Set problem: Write out the data again exactly, skipping every picture.

+++ Supplied material +++

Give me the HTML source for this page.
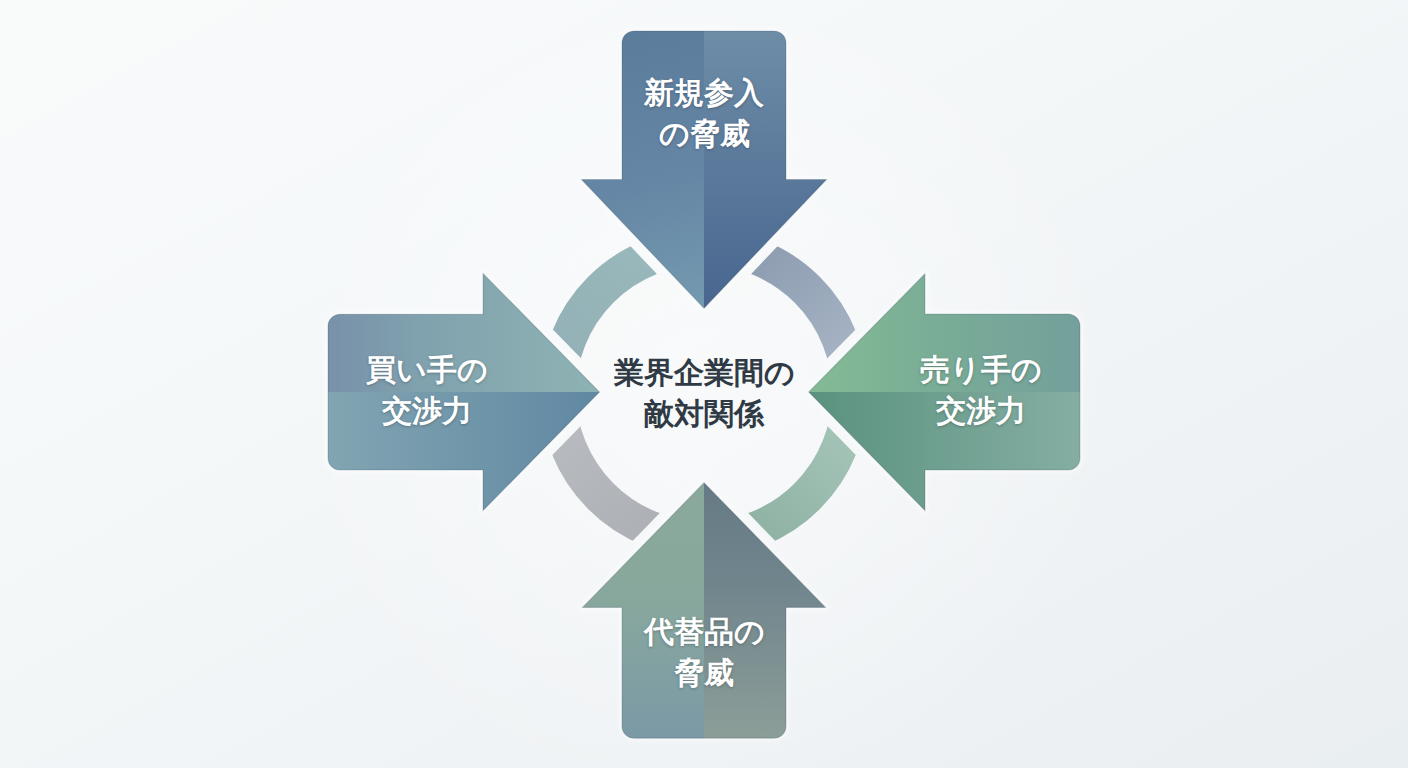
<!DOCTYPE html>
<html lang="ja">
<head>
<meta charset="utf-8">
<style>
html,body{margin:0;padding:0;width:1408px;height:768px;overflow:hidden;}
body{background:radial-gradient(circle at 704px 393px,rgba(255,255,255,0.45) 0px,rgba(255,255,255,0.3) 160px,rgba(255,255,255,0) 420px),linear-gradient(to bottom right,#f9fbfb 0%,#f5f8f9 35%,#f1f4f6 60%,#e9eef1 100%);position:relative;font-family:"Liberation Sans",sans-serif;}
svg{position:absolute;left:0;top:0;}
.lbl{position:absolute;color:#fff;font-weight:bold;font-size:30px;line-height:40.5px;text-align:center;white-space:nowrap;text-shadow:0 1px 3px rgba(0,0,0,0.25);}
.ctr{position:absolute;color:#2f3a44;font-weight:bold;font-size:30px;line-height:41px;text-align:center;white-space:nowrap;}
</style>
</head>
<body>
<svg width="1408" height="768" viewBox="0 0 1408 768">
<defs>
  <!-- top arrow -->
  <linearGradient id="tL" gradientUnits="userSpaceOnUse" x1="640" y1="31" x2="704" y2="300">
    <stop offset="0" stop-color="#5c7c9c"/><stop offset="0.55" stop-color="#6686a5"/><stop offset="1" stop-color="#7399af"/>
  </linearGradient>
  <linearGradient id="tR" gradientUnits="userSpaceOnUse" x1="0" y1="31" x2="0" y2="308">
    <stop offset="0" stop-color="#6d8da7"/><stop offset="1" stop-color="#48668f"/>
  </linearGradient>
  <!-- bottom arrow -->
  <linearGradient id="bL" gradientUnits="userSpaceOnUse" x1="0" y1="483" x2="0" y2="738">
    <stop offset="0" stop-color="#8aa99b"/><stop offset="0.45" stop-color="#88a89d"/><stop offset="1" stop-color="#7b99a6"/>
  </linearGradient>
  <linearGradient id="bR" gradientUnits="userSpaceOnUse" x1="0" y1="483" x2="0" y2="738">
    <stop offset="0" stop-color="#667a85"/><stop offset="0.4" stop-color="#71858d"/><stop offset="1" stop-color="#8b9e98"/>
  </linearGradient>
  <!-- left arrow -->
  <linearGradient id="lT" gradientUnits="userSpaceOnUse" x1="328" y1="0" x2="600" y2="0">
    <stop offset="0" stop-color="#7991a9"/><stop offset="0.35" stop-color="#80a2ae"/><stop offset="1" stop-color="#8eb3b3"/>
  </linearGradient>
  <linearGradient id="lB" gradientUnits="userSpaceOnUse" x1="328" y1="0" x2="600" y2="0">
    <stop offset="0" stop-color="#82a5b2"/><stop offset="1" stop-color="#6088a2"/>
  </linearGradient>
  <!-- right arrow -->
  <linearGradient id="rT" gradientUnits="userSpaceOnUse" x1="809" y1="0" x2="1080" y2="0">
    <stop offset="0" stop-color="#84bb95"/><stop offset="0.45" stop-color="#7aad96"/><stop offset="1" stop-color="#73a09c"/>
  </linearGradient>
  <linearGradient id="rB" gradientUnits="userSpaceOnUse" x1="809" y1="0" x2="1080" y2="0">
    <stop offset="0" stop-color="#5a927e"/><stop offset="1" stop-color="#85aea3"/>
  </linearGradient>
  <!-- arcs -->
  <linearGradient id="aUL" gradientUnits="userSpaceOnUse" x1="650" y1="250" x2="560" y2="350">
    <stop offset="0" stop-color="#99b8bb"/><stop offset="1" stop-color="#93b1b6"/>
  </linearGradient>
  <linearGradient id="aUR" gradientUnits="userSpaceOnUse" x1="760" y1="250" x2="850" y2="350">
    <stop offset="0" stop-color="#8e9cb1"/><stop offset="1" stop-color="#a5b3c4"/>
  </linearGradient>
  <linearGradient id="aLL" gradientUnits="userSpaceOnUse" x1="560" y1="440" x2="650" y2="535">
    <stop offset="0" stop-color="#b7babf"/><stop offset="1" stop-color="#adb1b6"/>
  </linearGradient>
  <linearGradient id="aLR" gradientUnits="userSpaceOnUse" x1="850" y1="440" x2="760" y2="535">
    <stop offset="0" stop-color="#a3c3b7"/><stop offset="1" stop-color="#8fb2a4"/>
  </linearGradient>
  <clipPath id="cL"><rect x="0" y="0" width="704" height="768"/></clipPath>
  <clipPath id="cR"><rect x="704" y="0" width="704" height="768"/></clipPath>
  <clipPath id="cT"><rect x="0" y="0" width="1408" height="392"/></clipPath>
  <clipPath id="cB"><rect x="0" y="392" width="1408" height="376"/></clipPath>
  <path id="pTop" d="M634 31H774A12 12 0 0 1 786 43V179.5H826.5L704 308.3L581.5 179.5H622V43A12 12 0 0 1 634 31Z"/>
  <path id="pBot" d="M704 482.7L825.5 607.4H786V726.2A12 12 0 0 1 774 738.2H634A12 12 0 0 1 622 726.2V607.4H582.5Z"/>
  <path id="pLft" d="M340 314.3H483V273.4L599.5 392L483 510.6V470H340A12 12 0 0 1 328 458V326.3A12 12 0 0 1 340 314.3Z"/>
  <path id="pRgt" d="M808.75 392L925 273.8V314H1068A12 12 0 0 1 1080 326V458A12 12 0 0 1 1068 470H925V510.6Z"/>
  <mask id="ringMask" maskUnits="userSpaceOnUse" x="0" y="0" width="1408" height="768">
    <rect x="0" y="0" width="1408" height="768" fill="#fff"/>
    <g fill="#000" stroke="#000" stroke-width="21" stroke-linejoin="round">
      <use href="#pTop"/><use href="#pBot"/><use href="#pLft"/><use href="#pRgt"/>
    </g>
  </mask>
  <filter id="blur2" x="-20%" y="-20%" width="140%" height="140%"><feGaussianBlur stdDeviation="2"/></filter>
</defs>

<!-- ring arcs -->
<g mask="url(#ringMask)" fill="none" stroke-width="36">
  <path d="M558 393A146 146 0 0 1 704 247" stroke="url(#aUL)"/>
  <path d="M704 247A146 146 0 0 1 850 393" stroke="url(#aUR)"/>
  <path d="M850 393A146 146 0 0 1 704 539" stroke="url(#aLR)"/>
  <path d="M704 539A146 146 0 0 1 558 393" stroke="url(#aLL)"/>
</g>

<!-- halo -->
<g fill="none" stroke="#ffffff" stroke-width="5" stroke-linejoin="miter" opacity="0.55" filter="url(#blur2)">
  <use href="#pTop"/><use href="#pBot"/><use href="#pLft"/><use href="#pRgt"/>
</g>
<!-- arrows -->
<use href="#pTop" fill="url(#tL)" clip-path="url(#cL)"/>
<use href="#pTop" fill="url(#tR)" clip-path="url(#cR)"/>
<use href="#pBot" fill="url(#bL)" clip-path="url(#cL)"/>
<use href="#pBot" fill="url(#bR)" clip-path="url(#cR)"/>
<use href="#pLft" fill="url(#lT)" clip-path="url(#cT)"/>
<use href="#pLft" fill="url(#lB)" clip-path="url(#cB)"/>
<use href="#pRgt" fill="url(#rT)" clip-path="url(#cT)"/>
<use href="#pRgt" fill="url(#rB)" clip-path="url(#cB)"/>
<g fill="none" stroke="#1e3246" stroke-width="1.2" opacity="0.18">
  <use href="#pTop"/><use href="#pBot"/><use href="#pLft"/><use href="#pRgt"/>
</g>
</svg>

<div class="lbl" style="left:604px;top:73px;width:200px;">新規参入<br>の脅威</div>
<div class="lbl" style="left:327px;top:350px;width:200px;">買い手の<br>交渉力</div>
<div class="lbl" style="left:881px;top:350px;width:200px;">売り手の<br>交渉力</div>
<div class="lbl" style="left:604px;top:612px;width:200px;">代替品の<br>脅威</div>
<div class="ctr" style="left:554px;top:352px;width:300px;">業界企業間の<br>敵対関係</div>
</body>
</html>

+++

Solved problem:
Give me the HTML source for this page.
<!DOCTYPE html>
<html lang="ja">
<head>
<meta charset="utf-8">
<style>
html,body{margin:0;padding:0;width:1408px;height:768px;overflow:hidden;}
body{background:radial-gradient(circle at 704px 393px,rgba(255,255,255,0.45) 0px,rgba(255,255,255,0.3) 160px,rgba(255,255,255,0) 420px),linear-gradient(to bottom right,#f9fbfb 0%,#f5f8f9 35%,#f1f4f6 60%,#e9eef1 100%);position:relative;font-family:"Liberation Sans",sans-serif;}
svg{position:absolute;left:0;top:0;}
.lbl{position:absolute;color:#fff;font-weight:bold;font-size:30px;line-height:40.5px;text-align:center;white-space:nowrap;text-shadow:0 1px 3px rgba(0,0,0,0.25);}
.ctr{position:absolute;color:#2f3a44;font-weight:bold;font-size:30px;line-height:41px;text-align:center;white-space:nowrap;}
</style>
</head>
<body>
<svg width="1408" height="768" viewBox="0 0 1408 768">
<defs>
  <!-- top arrow -->
  <linearGradient id="tL" gradientUnits="userSpaceOnUse" x1="640" y1="31" x2="704" y2="300">
    <stop offset="0" stop-color="#5c7c9c"/><stop offset="0.55" stop-color="#6686a5"/><stop offset="1" stop-color="#7399af"/>
  </linearGradient>
  <linearGradient id="tR" gradientUnits="userSpaceOnUse" x1="0" y1="31" x2="0" y2="308">
    <stop offset="0" stop-color="#6d8da7"/><stop offset="1" stop-color="#48668f"/>
  </linearGradient>
  <!-- bottom arrow -->
  <linearGradient id="bL" gradientUnits="userSpaceOnUse" x1="0" y1="483" x2="0" y2="738">
    <stop offset="0" stop-color="#8aa99b"/><stop offset="0.45" stop-color="#88a89d"/><stop offset="1" stop-color="#7b99a6"/>
  </linearGradient>
  <linearGradient id="bR" gradientUnits="userSpaceOnUse" x1="0" y1="483" x2="0" y2="738">
    <stop offset="0" stop-color="#667a85"/><stop offset="0.4" stop-color="#71858d"/><stop offset="1" stop-color="#8b9e98"/>
  </linearGradient>
  <!-- left arrow -->
  <linearGradient id="lT" gradientUnits="userSpaceOnUse" x1="328" y1="0" x2="600" y2="0">
    <stop offset="0" stop-color="#7991a9"/><stop offset="0.35" stop-color="#80a2ae"/><stop offset="1" stop-color="#8eb3b3"/>
  </linearGradient>
  <linearGradient id="lB" gradientUnits="userSpaceOnUse" x1="328" y1="0" x2="600" y2="0">
    <stop offset="0" stop-color="#82a5b2"/><stop offset="1" stop-color="#6088a2"/>
  </linearGradient>
  <!-- right arrow -->
  <linearGradient id="rT" gradientUnits="userSpaceOnUse" x1="809" y1="0" x2="1080" y2="0">
    <stop offset="0" stop-color="#84bb95"/><stop offset="0.45" stop-color="#7aad96"/><stop offset="1" stop-color="#73a09c"/>
  </linearGradient>
  <linearGradient id="rB" gradientUnits="userSpaceOnUse" x1="809" y1="0" x2="1080" y2="0">
    <stop offset="0" stop-color="#5a927e"/><stop offset="1" stop-color="#85aea3"/>
  </linearGradient>
  <!-- arcs -->
  <linearGradient id="aUL" gradientUnits="userSpaceOnUse" x1="650" y1="250" x2="560" y2="350">
    <stop offset="0" stop-color="#99b8bb"/><stop offset="1" stop-color="#93b1b6"/>
  </linearGradient>
  <linearGradient id="aUR" gradientUnits="userSpaceOnUse" x1="760" y1="250" x2="850" y2="350">
    <stop offset="0" stop-color="#8e9cb1"/><stop offset="1" stop-color="#a5b3c4"/>
  </linearGradient>
  <linearGradient id="aLL" gradientUnits="userSpaceOnUse" x1="560" y1="440" x2="650" y2="535">
    <stop offset="0" stop-color="#b7babf"/><stop offset="1" stop-color="#adb1b6"/>
  </linearGradient>
  <linearGradient id="aLR" gradientUnits="userSpaceOnUse" x1="850" y1="440" x2="760" y2="535">
    <stop offset="0" stop-color="#a3c3b7"/><stop offset="1" stop-color="#8fb2a4"/>
  </linearGradient>
  <clipPath id="cL"><rect x="0" y="0" width="704" height="768"/></clipPath>
  <clipPath id="cR"><rect x="704" y="0" width="704" height="768"/></clipPath>
  <clipPath id="cT"><rect x="0" y="0" width="1408" height="392"/></clipPath>
  <clipPath id="cB"><rect x="0" y="392" width="1408" height="376"/></clipPath>
  <path id="pTop" d="M634 31H774A12 12 0 0 1 786 43V179.5H826.5L704 308.3L581.5 179.5H622V43A12 12 0 0 1 634 31Z"/>
  <path id="pBot" d="M704 482.7L825.5 607.4H786V726.2A12 12 0 0 1 774 738.2H634A12 12 0 0 1 622 726.2V607.4H582.5Z"/>
  <path id="pLft" d="M340 314.3H483V273.4L599.5 392L483 510.6V470H340A12 12 0 0 1 328 458V326.3A12 12 0 0 1 340 314.3Z"/>
  <path id="pRgt" d="M808.75 392L925 273.8V314H1068A12 12 0 0 1 1080 326V458A12 12 0 0 1 1068 470H925V510.6Z"/>
  <mask id="ringMask" maskUnits="userSpaceOnUse" x="0" y="0" width="1408" height="768">
    <rect x="0" y="0" width="1408" height="768" fill="#fff"/>
    <g fill="#000" stroke="#000" stroke-width="21" stroke-linejoin="round">
      <use href="#pTop"/><use href="#pBot"/><use href="#pLft"/><use href="#pRgt"/>
    </g>
  </mask>
  <filter id="blur2" x="-20%" y="-20%" width="140%" height="140%"><feGaussianBlur stdDeviation="2"/></filter>
</defs>

<!-- ring arcs -->
<g mask="url(#ringMask)" fill="none" stroke-width="36">
  <path d="M558 393A146 146 0 0 1 704 247" stroke="url(#aUL)"/>
  <path d="M704 247A146 146 0 0 1 850 393" stroke="url(#aUR)"/>
  <path d="M850 393A146 146 0 0 1 704 539" stroke="url(#aLR)"/>
  <path d="M704 539A146 146 0 0 1 558 393" stroke="url(#aLL)"/>
</g>

<!-- halo -->
<g fill="none" stroke="#ffffff" stroke-width="5" stroke-linejoin="miter" opacity="0.55" filter="url(#blur2)">
  <use href="#pTop"/><use href="#pBot"/><use href="#pLft"/><use href="#pRgt"/>
</g>
<!-- arrows -->
<use href="#pTop" fill="url(#tL)" clip-path="url(#cL)"/>
<use href="#pTop" fill="url(#tR)" clip-path="url(#cR)"/>
<use href="#pBot" fill="url(#bL)" clip-path="url(#cL)"/>
<use href="#pBot" fill="url(#bR)" clip-path="url(#cR)"/>
<use href="#pLft" fill="url(#lT)" clip-path="url(#cT)"/>
<use href="#pLft" fill="url(#lB)" clip-path="url(#cB)"/>
<use href="#pRgt" fill="url(#rT)" clip-path="url(#cT)"/>
<use href="#pRgt" fill="url(#rB)" clip-path="url(#cB)"/>
<g fill="none" stroke="#1e3246" stroke-width="1.2" opacity="0.18">
  <use href="#pTop"/><use href="#pBot"/><use href="#pLft"/><use href="#pRgt"/>
</g>
</svg>

<div class="lbl" style="left:604px;top:73px;width:200px;">新規参入<br>の脅威</div>
<div class="lbl" style="left:327px;top:350px;width:200px;">買い手の<br>交渉力</div>
<div class="lbl" style="left:881px;top:350px;width:200px;">売り手の<br>交渉力</div>
<div class="lbl" style="left:604px;top:612px;width:200px;">代替品の<br>脅威</div>
<div class="ctr" style="left:554px;top:352px;width:300px;">業界企業間の<br>敵対関係</div>
</body>
</html>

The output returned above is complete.